Mandarono dunque da lui i propri discepoli, con gli erodiani, a dirgli:
«Maestro, sappiamo che sei veritiero e insegni la via di Dio secondo
verità. Tu non hai soggezione di alcuno, perché non guardi in faccia a
nessuno. Dunque, di’ a noi il tuo parere: è lecito, o no, pagare il
tributo a Cesare?».
Ma Gesù, conoscendo la loro malizia, rispose: «Ipocriti, perché volete
mettermi alla prova? Mostratemi la moneta del tributo». Ed essi gli
presentarono un denaro. Egli domandò loro: «Questa immagine e
l’iscrizione, di chi sono?». Gli risposero: «Di Cesare».
Allora disse loro: «Rendete dunque a Cesare quello che è di Cesare e a
Dio quello che è di Dio».
Sulle
Offerte
Donaci, o Padre, di accostarci degnamente al tuo altare perché il mistero che ci unisce al tuo Figlio sia per noi principio di vita nuova.

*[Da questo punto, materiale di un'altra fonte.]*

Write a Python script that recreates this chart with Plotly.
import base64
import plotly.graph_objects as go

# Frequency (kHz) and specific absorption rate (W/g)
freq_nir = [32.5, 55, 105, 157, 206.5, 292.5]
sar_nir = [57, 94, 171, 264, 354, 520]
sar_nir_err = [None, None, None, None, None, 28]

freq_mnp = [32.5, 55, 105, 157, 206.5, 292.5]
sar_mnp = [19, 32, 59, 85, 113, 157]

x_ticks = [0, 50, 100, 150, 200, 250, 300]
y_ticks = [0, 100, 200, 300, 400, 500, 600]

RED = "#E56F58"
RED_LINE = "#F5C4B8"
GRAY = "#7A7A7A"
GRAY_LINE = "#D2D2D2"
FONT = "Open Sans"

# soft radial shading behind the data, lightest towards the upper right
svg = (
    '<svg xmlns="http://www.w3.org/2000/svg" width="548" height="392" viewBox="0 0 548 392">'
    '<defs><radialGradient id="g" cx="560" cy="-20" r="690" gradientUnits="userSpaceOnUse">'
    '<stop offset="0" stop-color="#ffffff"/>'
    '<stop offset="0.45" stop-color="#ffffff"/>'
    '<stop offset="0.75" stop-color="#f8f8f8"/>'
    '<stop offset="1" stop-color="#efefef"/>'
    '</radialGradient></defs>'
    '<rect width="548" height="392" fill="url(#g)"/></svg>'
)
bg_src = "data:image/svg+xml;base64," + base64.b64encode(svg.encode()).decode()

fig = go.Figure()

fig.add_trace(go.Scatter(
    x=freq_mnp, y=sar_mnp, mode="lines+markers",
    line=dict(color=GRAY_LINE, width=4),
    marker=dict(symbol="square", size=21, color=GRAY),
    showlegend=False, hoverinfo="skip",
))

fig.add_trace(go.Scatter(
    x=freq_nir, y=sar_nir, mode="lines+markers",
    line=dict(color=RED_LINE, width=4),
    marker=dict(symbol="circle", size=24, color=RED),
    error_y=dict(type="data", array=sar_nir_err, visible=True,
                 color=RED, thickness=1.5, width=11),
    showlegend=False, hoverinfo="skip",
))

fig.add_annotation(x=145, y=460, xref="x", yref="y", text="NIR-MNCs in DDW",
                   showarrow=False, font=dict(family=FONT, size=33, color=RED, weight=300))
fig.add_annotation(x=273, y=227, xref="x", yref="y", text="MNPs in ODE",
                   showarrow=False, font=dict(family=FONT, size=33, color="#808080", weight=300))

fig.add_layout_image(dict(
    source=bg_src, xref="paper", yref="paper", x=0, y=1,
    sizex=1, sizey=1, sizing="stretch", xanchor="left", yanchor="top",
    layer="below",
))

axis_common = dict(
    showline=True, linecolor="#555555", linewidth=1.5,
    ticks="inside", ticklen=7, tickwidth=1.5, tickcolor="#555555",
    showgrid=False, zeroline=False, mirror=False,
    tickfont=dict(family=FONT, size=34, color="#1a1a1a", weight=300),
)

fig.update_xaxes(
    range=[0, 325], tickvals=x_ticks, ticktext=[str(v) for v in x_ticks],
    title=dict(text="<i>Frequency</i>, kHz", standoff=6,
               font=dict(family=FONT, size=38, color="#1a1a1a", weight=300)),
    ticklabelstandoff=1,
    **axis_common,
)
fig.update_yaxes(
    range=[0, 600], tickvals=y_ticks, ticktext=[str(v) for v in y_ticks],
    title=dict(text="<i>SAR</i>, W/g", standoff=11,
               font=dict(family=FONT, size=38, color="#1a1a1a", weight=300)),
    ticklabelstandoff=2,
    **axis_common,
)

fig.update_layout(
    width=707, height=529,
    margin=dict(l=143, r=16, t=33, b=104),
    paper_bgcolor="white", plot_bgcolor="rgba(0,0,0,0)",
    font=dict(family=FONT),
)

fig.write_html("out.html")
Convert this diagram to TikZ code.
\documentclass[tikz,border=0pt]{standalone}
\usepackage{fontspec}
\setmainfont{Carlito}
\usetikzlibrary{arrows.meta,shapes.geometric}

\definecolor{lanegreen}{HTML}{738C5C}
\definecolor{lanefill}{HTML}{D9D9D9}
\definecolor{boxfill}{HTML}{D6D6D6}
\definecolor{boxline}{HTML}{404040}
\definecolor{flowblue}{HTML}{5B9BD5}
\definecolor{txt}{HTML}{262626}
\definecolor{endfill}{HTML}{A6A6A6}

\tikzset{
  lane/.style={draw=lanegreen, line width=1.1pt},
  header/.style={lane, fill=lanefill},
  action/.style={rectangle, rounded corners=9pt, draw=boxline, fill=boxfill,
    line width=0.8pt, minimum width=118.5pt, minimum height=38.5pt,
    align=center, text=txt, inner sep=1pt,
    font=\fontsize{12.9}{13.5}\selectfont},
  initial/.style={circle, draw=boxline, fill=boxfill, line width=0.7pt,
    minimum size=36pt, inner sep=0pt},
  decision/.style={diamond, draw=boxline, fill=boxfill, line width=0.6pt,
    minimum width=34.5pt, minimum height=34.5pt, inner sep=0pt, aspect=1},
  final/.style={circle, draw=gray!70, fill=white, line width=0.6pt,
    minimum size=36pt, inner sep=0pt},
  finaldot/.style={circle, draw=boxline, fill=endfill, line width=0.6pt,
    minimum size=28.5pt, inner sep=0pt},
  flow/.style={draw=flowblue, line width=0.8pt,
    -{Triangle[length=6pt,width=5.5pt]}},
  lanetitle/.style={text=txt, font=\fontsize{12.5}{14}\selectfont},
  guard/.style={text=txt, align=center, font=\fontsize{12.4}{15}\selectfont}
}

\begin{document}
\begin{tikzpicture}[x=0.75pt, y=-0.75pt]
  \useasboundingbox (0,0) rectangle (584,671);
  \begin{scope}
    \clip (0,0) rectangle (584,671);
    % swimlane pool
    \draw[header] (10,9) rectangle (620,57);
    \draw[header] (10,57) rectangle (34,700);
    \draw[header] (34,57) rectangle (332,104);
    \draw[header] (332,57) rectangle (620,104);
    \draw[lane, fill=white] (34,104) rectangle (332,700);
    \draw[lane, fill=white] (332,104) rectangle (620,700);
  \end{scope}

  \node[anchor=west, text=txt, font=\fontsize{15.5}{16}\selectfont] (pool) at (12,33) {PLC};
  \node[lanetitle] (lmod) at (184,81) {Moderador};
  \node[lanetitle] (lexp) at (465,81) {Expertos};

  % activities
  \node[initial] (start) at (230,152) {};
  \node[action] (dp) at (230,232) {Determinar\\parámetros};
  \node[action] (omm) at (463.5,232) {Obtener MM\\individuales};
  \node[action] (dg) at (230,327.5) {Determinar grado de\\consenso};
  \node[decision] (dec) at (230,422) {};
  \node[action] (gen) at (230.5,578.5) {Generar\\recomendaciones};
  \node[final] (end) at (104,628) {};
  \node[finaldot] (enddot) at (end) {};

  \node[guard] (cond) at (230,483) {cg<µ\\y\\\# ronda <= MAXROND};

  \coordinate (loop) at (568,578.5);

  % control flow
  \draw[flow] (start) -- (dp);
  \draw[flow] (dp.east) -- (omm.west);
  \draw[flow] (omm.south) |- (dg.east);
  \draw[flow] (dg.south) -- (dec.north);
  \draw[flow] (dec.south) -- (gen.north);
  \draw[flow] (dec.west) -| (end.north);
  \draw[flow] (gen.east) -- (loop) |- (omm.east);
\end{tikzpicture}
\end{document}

Per Cristo nostro Signore.
Tríbue nos,
Dómine, quæsumus, donis tuis líbera mente servíre, ut, tua purificánte nos
grátia, iísdem quibus famulámur mystériis emundémur. Per Christum..
Antifona
alla Comunione
Sal
32,18-19
Gli occhi del Signore sono su quanti lo temono,
su quanti sperano nella sua grazia,
per salvare la loro vita dalla morte,
per farli sopravvivere in tempo di fame.
Ecce óculi Dómini super timéntes eum,
et in eis
qui sperant super misericórdia eius;
ut
éruat a morte ánimas eórum, et alat eos in fame.
Oppure:
Mt
22,21
«Rendete a Cesare
quello che è di Cesare,
e a Dio quello che è di Dio».
Mc 10,45
Fílius
hóminis venit,
ut
daret ánimam suam redemptiónem pro multis.
Dopo
la Comunione
O Signore, questa celebrazione eucaristica, che ci hai fatto pregustare la realtà del cielo, ci ottenga i tuoi benefici nella vita presente e ci confermi nella speranza dei beni futuri. Per Cristo nostro Signore.
Fac nos,
quæsumus, Dómine, cæléstium rerum frequentatióne profícere, ut et
temporálibus benefíciis adiuvémur, et erudiámur ætérnis. Per Christum.